In March 1953 Rumsey moved to Wellington to a position with the Wildlife Division of Internal Affairs. He joined the Wellington Camera Club, but his idea of photographing 'concepts' caused rumblings among the members. While his photograph of St James Church, Lower Hutt (1954), as representing the idea 'Symbol' was far from being wholeheartedly accepted, that representing a 'City' became the most readily accepted of all his 'abstract theme' photographs in spite of its modernistic neutralised, though accurate title, Design No 20 (1954). This 'famous "Drain" picture' was recommended for its 'realism' as a 'modem trend'.(5)

In October 1954 Rumsey returned to Auckland and the livelier atmosphere of the Auckland Camera Club. For the next two years Rumsey worked in the commercial arena. He did, however, voluntarily photograph native masks and carved food bowls for two exhibition catalogues for the Auckland War Memorial Museum. In August 1956 he rejoined the staff of the Mt Albert Plant Research Station, but in his spare time he began photographing artists, potters and their work and others involved in the visual arts in Auckland. The most challenging of these are within Rumsey's ploy of photographing abstract ideas, such as in Man and Atom (1957) which included the potter Barry Brickell and Male/Female (1958) where the emphasis is on the vibrant Marie McMahon. Slightly apart from these is a photograph that reflects the science of his work place, the skilfully patterned Tissue Culture (1957).

STEVE RUMSEY
Male/Female 1958
Silver gelatin print, 503 x 285 mm.
(Collection of Te Papa
Tongarewa Museum
of New Zealand)

What Damian Skinner has achieved as the curator of Ideas and Images is to bring to our attention an undervalued photographer and the opportunity to assess his standing within our recent history. His didactic approach of matching ideas to images undoubtedly sprung from the scientific attitude associated with his early work. At first glance this might suggest a medley of isolated viewpoints in his approach to photography, yet on acquaintance with his work, this is not so. Underlying his photographs are several features that convey his individuality. There is the partial reframing of the central images - the columns and lintel in Architectural Design, the straight lines parallel to the right and bottom edges in Infinity and reversed in Test Strip Design, or the dark shadow that occupies the left side of Man on Ramp - within the outer limits of the photograph without loosing the modernist importance of each contributing image within the overall pattern that gives unity to a photograph. The angle used to capture the subject is important, so is the essential play of light and dark in delineating images in order to enhance the defining nature of the photograph's essential pattern as this gives form to the work. These are the elusive elements that need to be grasped in Steve Rumsey's work.

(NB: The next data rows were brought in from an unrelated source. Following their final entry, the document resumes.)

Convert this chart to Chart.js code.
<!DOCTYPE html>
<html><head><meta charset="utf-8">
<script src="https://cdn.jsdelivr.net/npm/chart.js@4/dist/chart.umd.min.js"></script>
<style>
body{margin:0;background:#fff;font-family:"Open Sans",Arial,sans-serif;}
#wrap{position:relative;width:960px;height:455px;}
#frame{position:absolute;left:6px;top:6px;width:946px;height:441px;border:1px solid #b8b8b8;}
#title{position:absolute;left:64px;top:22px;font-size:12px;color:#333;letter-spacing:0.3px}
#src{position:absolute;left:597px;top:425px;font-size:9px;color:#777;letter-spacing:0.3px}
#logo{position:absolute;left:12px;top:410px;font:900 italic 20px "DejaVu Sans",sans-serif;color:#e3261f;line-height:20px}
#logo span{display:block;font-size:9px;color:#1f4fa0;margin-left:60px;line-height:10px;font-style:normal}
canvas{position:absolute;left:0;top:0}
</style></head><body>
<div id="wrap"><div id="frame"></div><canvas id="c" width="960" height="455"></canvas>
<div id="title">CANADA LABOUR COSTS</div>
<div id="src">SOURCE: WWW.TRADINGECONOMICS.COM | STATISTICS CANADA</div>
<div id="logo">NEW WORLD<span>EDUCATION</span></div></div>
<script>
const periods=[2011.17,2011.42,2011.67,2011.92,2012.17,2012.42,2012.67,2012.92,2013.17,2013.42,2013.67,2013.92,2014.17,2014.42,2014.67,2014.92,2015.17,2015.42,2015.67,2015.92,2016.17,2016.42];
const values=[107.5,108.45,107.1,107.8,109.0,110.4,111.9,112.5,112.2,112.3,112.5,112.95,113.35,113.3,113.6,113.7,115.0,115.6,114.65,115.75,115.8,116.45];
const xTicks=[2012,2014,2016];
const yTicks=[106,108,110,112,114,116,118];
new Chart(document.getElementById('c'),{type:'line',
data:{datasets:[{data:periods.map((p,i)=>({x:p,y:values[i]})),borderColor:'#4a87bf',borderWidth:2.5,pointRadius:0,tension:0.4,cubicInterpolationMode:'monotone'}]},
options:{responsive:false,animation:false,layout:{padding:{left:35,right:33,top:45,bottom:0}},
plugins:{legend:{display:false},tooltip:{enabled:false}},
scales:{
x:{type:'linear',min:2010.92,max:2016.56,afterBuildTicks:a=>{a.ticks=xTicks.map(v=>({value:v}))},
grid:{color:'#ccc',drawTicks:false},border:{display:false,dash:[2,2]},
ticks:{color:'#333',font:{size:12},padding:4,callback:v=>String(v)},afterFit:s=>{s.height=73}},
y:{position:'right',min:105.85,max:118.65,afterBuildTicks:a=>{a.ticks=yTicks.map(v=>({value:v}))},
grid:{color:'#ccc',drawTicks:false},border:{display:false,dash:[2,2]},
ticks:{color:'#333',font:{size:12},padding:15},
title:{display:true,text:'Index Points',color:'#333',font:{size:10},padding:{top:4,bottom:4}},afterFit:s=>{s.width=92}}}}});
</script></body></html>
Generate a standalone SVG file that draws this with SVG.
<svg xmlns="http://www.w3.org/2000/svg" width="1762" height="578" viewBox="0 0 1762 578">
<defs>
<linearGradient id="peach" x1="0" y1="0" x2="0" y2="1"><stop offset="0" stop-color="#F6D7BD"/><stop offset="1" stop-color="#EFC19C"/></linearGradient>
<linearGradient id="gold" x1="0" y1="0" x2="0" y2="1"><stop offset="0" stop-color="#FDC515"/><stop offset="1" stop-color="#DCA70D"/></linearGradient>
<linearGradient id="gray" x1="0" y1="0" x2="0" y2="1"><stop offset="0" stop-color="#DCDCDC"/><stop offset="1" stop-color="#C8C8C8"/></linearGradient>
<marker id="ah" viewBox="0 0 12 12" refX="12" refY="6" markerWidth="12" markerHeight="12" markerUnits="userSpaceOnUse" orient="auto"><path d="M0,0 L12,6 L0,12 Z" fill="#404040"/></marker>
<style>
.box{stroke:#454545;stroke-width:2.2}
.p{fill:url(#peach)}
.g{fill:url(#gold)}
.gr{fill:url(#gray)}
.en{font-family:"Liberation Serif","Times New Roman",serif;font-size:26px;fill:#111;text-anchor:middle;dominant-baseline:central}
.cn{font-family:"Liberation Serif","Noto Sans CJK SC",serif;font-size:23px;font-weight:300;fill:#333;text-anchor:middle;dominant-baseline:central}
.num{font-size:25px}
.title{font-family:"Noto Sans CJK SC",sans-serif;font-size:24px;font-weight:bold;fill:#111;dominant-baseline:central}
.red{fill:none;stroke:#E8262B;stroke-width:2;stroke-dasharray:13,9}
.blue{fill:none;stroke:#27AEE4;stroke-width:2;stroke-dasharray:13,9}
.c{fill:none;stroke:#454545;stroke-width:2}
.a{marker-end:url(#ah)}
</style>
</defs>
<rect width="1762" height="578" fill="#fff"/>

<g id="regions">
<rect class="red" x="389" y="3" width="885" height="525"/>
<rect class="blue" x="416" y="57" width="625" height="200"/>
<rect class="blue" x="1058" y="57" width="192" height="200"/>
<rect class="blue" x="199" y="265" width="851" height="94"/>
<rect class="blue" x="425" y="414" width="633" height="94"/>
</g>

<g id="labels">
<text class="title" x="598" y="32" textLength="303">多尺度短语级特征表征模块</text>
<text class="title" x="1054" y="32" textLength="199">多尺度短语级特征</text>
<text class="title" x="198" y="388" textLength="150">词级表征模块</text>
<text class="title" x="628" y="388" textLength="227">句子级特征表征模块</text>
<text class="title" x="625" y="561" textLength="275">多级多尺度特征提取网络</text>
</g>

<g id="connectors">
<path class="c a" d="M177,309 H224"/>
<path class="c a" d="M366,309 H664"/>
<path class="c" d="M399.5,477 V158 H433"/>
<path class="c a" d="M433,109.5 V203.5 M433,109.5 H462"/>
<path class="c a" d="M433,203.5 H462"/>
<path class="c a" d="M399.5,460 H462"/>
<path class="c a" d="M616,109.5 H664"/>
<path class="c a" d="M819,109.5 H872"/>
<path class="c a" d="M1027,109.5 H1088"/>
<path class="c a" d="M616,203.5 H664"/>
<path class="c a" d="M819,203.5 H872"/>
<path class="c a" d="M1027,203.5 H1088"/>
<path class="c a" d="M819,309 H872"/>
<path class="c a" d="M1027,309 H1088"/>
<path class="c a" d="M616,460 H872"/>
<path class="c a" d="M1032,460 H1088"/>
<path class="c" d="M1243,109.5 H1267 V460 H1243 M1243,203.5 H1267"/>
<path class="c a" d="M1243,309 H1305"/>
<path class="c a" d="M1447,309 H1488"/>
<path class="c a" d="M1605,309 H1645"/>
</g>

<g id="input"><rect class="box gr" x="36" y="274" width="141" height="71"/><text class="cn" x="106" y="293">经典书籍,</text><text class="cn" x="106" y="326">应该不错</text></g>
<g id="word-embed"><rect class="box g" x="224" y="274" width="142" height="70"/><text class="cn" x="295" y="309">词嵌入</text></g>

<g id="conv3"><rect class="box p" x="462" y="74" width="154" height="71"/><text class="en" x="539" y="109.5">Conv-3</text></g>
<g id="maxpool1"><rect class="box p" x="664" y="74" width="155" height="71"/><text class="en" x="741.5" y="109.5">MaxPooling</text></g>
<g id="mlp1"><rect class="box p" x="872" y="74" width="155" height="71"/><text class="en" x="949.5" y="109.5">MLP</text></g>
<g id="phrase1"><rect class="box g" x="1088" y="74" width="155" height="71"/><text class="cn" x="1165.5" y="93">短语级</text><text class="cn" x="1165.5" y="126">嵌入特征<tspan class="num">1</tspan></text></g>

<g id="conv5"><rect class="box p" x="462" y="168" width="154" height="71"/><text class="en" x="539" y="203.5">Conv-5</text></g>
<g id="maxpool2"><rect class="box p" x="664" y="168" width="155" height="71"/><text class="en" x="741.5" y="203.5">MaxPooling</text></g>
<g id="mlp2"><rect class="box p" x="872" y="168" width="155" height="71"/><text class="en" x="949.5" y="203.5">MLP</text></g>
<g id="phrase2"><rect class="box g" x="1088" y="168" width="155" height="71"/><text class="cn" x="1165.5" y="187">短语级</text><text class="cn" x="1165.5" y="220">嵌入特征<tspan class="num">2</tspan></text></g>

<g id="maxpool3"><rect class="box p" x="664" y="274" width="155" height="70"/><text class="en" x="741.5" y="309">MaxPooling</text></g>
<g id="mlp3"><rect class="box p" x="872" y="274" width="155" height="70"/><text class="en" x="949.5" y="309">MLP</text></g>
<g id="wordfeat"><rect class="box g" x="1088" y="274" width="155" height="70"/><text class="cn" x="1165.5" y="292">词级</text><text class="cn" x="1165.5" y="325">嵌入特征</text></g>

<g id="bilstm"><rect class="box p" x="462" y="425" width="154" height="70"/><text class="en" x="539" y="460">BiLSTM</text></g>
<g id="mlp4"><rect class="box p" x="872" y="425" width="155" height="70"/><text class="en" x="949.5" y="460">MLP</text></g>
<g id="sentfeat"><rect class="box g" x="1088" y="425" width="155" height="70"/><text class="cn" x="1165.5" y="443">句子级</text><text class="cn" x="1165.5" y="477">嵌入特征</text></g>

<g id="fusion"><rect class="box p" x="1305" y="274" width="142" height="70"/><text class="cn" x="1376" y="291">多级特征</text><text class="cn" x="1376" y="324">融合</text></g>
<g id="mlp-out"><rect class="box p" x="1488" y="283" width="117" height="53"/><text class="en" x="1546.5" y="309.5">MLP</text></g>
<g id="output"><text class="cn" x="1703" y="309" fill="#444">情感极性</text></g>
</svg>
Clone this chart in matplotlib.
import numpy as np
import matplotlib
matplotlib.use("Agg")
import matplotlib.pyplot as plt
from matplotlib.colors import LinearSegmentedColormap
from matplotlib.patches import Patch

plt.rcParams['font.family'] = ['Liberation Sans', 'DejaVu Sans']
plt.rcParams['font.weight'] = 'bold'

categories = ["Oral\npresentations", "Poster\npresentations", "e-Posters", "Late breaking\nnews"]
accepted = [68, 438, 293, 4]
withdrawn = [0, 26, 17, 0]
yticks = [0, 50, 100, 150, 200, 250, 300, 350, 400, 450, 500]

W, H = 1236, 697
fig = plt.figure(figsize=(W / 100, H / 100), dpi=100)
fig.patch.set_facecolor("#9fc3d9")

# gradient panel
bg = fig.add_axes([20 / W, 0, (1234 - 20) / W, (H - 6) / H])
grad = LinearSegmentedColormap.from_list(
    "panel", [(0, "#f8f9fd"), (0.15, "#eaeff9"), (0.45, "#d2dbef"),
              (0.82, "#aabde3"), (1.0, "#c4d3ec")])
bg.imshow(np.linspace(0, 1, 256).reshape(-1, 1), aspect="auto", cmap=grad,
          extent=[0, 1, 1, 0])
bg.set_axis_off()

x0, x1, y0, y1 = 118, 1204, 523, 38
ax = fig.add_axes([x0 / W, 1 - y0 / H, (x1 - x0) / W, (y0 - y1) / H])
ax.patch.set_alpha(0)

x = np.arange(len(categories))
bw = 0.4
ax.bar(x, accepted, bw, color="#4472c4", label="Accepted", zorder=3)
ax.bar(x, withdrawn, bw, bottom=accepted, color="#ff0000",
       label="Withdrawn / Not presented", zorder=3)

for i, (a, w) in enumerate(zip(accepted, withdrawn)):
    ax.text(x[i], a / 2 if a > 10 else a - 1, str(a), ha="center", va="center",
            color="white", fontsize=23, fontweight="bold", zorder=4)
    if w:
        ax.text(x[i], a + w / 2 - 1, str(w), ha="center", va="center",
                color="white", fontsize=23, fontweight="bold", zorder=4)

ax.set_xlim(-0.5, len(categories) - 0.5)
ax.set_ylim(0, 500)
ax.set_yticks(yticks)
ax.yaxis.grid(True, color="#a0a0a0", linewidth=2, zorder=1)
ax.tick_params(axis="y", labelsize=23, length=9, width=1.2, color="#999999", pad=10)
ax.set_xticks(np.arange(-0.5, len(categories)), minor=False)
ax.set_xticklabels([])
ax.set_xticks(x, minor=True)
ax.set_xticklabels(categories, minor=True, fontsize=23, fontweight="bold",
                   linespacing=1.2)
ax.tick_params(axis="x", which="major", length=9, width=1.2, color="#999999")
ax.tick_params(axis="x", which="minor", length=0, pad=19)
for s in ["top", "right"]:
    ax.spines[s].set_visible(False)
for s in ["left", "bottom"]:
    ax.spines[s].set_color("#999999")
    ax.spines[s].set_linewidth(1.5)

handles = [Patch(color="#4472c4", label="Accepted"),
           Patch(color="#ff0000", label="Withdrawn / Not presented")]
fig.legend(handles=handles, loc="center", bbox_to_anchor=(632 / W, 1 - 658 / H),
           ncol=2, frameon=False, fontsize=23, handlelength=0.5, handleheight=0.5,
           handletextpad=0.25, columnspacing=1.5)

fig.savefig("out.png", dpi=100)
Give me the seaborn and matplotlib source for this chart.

1. My text has relied heavily on Damian Skinner's ground-breaking essay for my basic information and on my conversations with Steve Rumsey.
2. Steve Rumsey endorsed inviting independent judges to Club meetings for their views on the photographs displayed, men such as architect and amateur painter Vernon A. Brown, the art master Arthur C. Hipwell and the photo-journalist Robert (Tom) Hutchins.
3. Brake's photograph is reproduced in William Main and John B. Turner's New Zealand Photography from the 1940s to the Present, PhotoForum, Auckland 1993, p. 50.
4. One of Theo Schoon's thermal mud-pool photographs is produced in William Main and John B. Turner, op. cit., p. 55.
5. Extracted quotes in Skinner's essay from The Developer & Enlarger, Vol. xix, no. 3, September 1955, p. 11.